◆ TASK REQUIREMENTS ◆
Check each line of the records below and collect those holding "this".

◆ SUPPLIED RECORDS ◆
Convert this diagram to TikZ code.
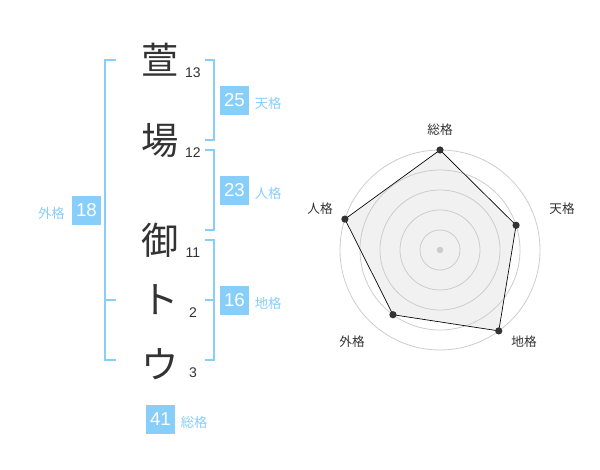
\documentclass[tikz,border=0pt]{standalone}
\usepackage{fontspec}
\setmainfont{Liberation Sans}
\newfontfamily\jpfont{Noto Sans CJK JP}
\usepackage{xcolor}
\usetikzlibrary{positioning}

\definecolor{kakublue}{HTML}{87CEFA}
\definecolor{kakuink}{HTML}{333333}
\definecolor{ringgray}{HTML}{CCCCCC}
\definecolor{polyfill}{HTML}{EEEEEE}

\tikzset{
  kanji/.style={font=\jpfont\fontsize{28}{28}\selectfont, text=kakuink, inner sep=0pt},
  strokes/.style={font=\fontsize{10.5}{10.5}\selectfont, text=kakuink, inner sep=0pt},
  kakubox/.style={fill=kakublue, text=white, minimum size=21.75pt, inner sep=0pt, font=\fontsize{14}{14}\selectfont},
  kakuname/.style={text=kakublue, font=\jpfont\fontsize{10}{10}\selectfont, inner sep=0pt},
  bracket/.style={draw=kakublue, line width=1.5pt},
  axislabel/.style={text=kakuink, font=\jpfont\fontsize{9.5}{9.5}\selectfont, inner sep=0pt},
}

\begin{document}
\begin{tikzpicture}[x=0.75pt, y=-0.75pt]
  \useasboundingbox (0,0) rectangle (600,470);

  % Name characters and stroke counts
  \foreach \name/\c/\y/\n/\ny in {k1/萱/60/13/73, k2/場/140.5/12/152.7, k3/御/240/11/252.7, k4/ト/300/2/313, k5/ウ/364/3/373}
  {
      \node[kanji] (\name) at (160,\y) {\c};
      \node[strokes] (n\name) at (193,\ny) {\n};
  }

  % Brackets
  \draw[bracket] (116,60) -- (105,60) -- (105,360) -- (116,360);
  \draw[bracket] (105,300) -- (116,300);
  \draw[bracket] (205,60) -- (214,60) -- (214,140) -- (205,140);
  \draw[bracket] (205,150) -- (214,150) -- (214,230) -- (205,230);
  \draw[bracket] (205,240) -- (214,240) -- (214,360) -- (205,360);
  \draw[bracket] (205,300) -- (214,300);

  % Boxes
  \node[kakubox] (ten) at (234.5,100.5) {25};
  \node[kakubox] (jin) at (234.5,190.5) {23};
  \node[kakubox] (chi) at (234.5,300.5) {16};
  \node[kakubox] (gai) at (86.5,210.5) {18};
  \node[kakubox] (sou) at (160.5,419.5) {41};
  \node[kakuname, right=4pt of ten, yshift=-2pt] (tenname) {天格};
  \node[kakuname, right=4pt of jin, yshift=-2pt] (jinname) {人格};
  \node[kakuname, right=4pt of chi, yshift=-2pt] (chiname) {地格};
  \node[kakuname, left=5pt of gai, yshift=-2pt] (gainame) {外格};
  \node[kakuname, right=4pt of sou, yshift=-2pt] (souname) {総格};

  % Radar chart
  \coordinate (center) at (440,250);
  \foreach \name/\a/\r in {psou/90/100, pten/18/80, pchi/-54/100, pgai/-126/80, pjin/162/100}
  {
      \coordinate (\name) at ({440+\r*cos(\a)},{250-\r*sin(\a)});
  }
  \fill[polyfill, opacity=0.8] (psou) -- (pten) -- (pchi) -- (pgai) -- (pjin) -- cycle;
  \foreach \r in {20,40,...,100}
  {
      \draw[ringgray, line width=0.6pt] (center) circle (\r);
  }
  \draw[black, line width=0.5pt] (psou) -- (pten) -- (pchi) -- (pgai) -- (pjin) -- cycle;
  \foreach \name in {psou,pten,pchi,pgai,pjin}
  {
      \fill[kakuink] (\name) circle (3.6);
  }
  \fill[ringgray] (center) circle (3.3);

  \node[axislabel] (lsou) at (440,130) {総格};
  \node[axislabel] (lten) at (562,209) {天格};
  \node[axislabel] (lchi) at (524,342) {地格};
  \node[axislabel] (lgai) at (352,342) {外格};
  \node[axislabel] (ljin) at (320,209) {人格};
\end{tikzpicture}
\end{document}
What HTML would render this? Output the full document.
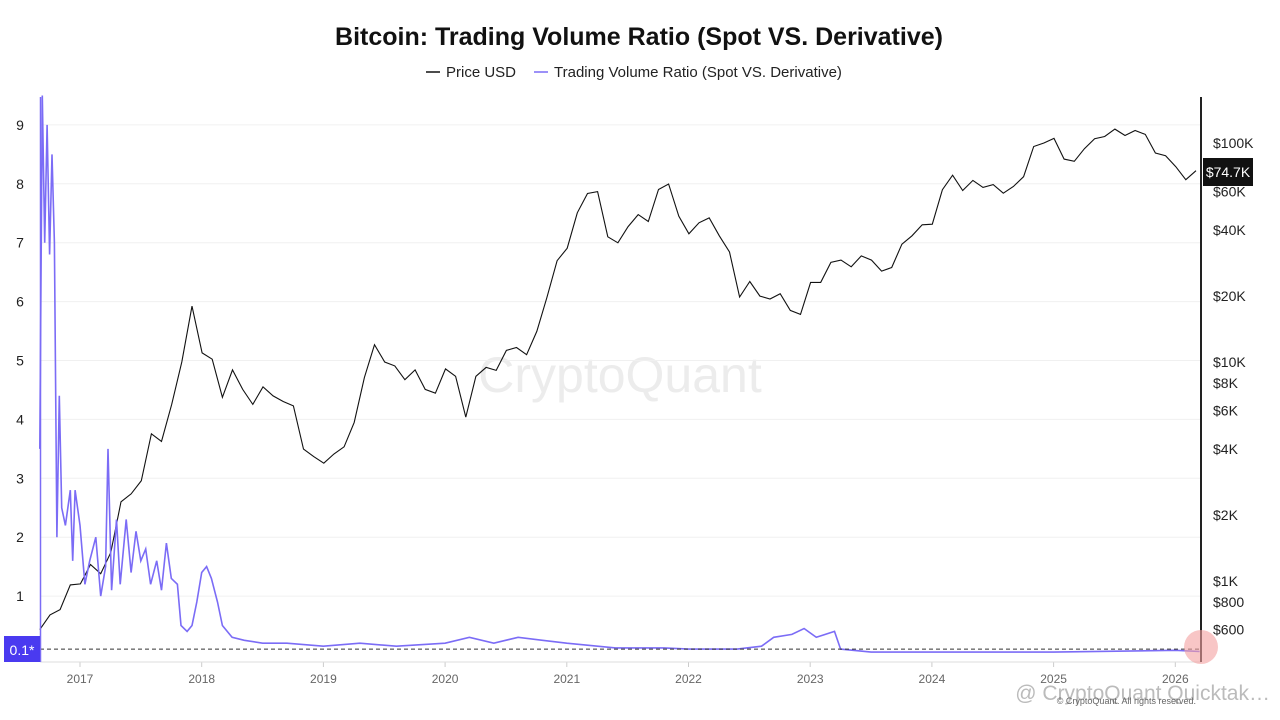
<!DOCTYPE html>
<html><head><meta charset="utf-8"><style>
body{margin:0;background:#fff;font-family:"Liberation Sans",sans-serif;}
svg{display:block}
</style></head><body>
<svg width="1280" height="720" viewBox="0 0 1280 720">
<text x="639" y="45" text-anchor="middle" font-size="25" font-weight="bold" fill="#111">Bitcoin: Trading Volume Ratio (Spot VS. Derivative)</text>
<g font-size="15" fill="#222">
<line x1="426" y1="72" x2="440" y2="72" stroke="#111" stroke-width="1.5"/>
<text x="446" y="77">Price USD</text>
<line x1="534" y1="72" x2="548" y2="72" stroke="#7b6cf6" stroke-width="1.5"/>
<text x="554" y="77">Trading Volume Ratio (Spot VS. Derivative)</text>
</g>
<text x="620" y="392" text-anchor="middle" font-size="50" fill="#ececec">CryptoQuant</text>
<g id="grid"></g>
<g id="ylab" font-size="14" fill="#222"></g>
<g id="plab" font-size="14" fill="#222"></g>
<g id="xlab" font-size="12" fill="#666"></g>
<line x1="40" y1="662" x2="1201" y2="662" stroke="#ddd"/>
<path id="price" fill="none" stroke="#111" stroke-width="1.1"/>
<path id="ratio" fill="none" stroke="#7b6cf6" stroke-width="1.6"/>
<line id="ref" x1="40" x2="1201" stroke="#333" stroke-dasharray="4,3" stroke-width="1"/>
<line x1="40.5" y1="97" x2="40.5" y2="662" stroke="#7b6cf6" stroke-width="1.5"/>
<line x1="1201" y1="97" x2="1201" y2="662" stroke="#222" stroke-width="2"/>
<rect x="4" y="636" width="36" height="26" fill="#4a3af0"/>
<text x="22" y="655" text-anchor="middle" font-size="14" fill="#fff">0.1*</text>
<rect x="1203" y="158" width="50" height="28" fill="#111"/>
<text x="1228" y="177" text-anchor="middle" font-size="14" fill="#fff">$74.7K</text>
<circle cx="1201" cy="647" r="17" fill="#f4a0a0" opacity="0.6"/>
<text x="1270" y="700" text-anchor="end" font-size="21" fill="#bbb">@ CryptoQuant Quicktak…</text>
<text x="1196" y="704" text-anchor="end" font-size="9" fill="#666">© CryptoQuant. All rights reserved.</text>
</svg>
<script>
const ratioTicks=[1,2,3,4,5,6,7,8,9];
const priceTicks=[600,800,1000,2000,4000,6000,8000,10000,20000,40000,60000,100000];
const priceTickLabels=["$600","$800","$1K","$2K","$4K","$6K","$8K","$10K","$20K","$40K","$60K","$100K"];
const yearTicks=[2017,2018,2019,2020,2021,2022,2023,2024,2025,2026];
const priceStart=2016.67;
const priceValues=[600,700,740,960,
970,1190,1080,1350,2300,2500,2870,4700,4340,6400,10000,18000,
11000,10300,6900,9200,7500,6400,7700,7000,6600,6300,4000,3700,
3450,3800,4100,5300,8500,12000,10000,9600,8300,9200,7500,7200,
9300,8600,5600,8600,9450,9150,11300,11650,10800,13800,19700,29000,
33100,48000,58800,60000,37300,35000,41500,47100,43800,61300,65000,46300,
38500,43200,45500,37700,31800,19800,23300,20000,19400,20500,17200,16500,
23100,23100,28500,29200,27200,30500,29200,26000,27000,34500,37700,42300,
42600,61200,71300,60700,67500,62700,64600,59000,63300,70200,96400,100000,
105000,84400,82500,94200,104600,107100,115700,108200,114000,109500,90000,87500,
78000,68000,74700];
const ratioDates=[2016.67,2016.69,2016.71,2016.73,2016.75,2016.77,2016.79,2016.81,2016.83,2016.85,2016.88,2016.92,2016.94,2016.96,2017.0,2017.04,2017.08,2017.13,2017.17,2017.21,2017.23,2017.26,2017.3,2017.33,2017.38,2017.42,2017.46,2017.5,2017.54,2017.58,2017.63,2017.67,2017.71,2017.75,2017.8,2017.83,2017.88,2017.92,2017.96,2018.0,2018.04,2018.08,2018.13,2018.17,2018.25,2018.35,2018.5,2018.7,2019.0,2019.3,2019.6,2020.0,2020.2,2020.4,2020.6,2020.8,2021.0,2021.4,2021.8,2022.0,2022.4,2022.6,2022.7,2022.85,2022.95,2023.05,2023.2,2023.25,2023.5,2024.0,2025.0,2026.0,2026.2];
const ratioValues=[3.5,9.5,7,9,6.8,8.5,7.0,2,4.4,2.5,2.2,2.8,1.6,2.8,2.2,1.2,1.6,2.0,1.0,1.5,3.5,1.1,2.3,1.2,2.3,1.4,2.1,1.6,1.8,1.2,1.6,1.1,1.9,1.3,1.2,0.5,0.4,0.5,0.9,1.4,1.5,1.3,0.9,0.5,0.3,0.25,0.2,0.2,0.15,0.2,0.15,0.2,0.3,0.2,0.3,0.25,0.2,0.12,0.12,0.1,0.1,0.15,0.3,0.35,0.45,0.3,0.4,0.1,0.05,0.05,0.05,0.08,0.06];
const refValue=0.1;

const NS="http://www.w3.org/2000/svg";
const X=t=>80+(t-2017)*121.7;
const YR=v=>655-v*58.9;
const YP=p=>362-219*Math.log10(p/10000);
const grid=document.getElementById('grid');
ratioTicks.forEach(v=>{
 const l=document.createElementNS(NS,'line');
 l.setAttribute('x1',40);l.setAttribute('x2',1201);l.setAttribute('y1',YR(v));l.setAttribute('y2',YR(v));
 l.setAttribute('stroke','#f0f0f0');
 
 
 grid.appendChild(l);
 const t=document.createElementNS(NS,'text');
 t.setAttribute('x',20);t.setAttribute('y',YR(v)+5);t.setAttribute('text-anchor','middle');t.textContent=v;
 
 
 document.getElementById('ylab').appendChild(t);
});
priceTicks.forEach((p,i)=>{
 const t=document.createElementNS(NS,'text');
 t.setAttribute('x',1213);t.setAttribute('y',YP(p)+5);t.textContent=priceTickLabels[i];
 
 
 document.getElementById('plab').appendChild(t);
});
yearTicks.forEach(y=>{
 const t=document.createElementNS(NS,'text');
 t.setAttribute('x',X(y));t.setAttribute('y',683);t.setAttribute('text-anchor','middle');t.textContent=y;
 
 
 document.getElementById('xlab').appendChild(t);
 const k=document.createElementNS(NS,'line');
 k.setAttribute('x1',X(y));k.setAttribute('x2',X(y));k.setAttribute('y1',662);k.setAttribute('y2',667);k.setAttribute('stroke','#ccc');
 
 
 document.getElementById('xlab').appendChild(k);
});
let d='';
priceValues.forEach((p,i)=>{const t=priceStart+i/12;d+=(i?'L':'M')+Math.min(X(t),1200).toFixed(1)+','+YP(p).toFixed(1);});
document.getElementById('price').setAttribute('d',d);
d='';
ratioValues.forEach((v,i)=>{d+=(i?'L':'M')+Math.min(X(ratioDates[i]),1200).toFixed(1)+','+YR(v).toFixed(1);});
document.getElementById('ratio').setAttribute('d',d);
const r=document.getElementById('ref');r.setAttribute('y1',YR(refValue));r.setAttribute('y2',YR(refValue));
</script>
</body></html>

◆ TASK OUTPUT ◆
Convert this diagram to TikZ code.
What HTML would render this? Output the full document.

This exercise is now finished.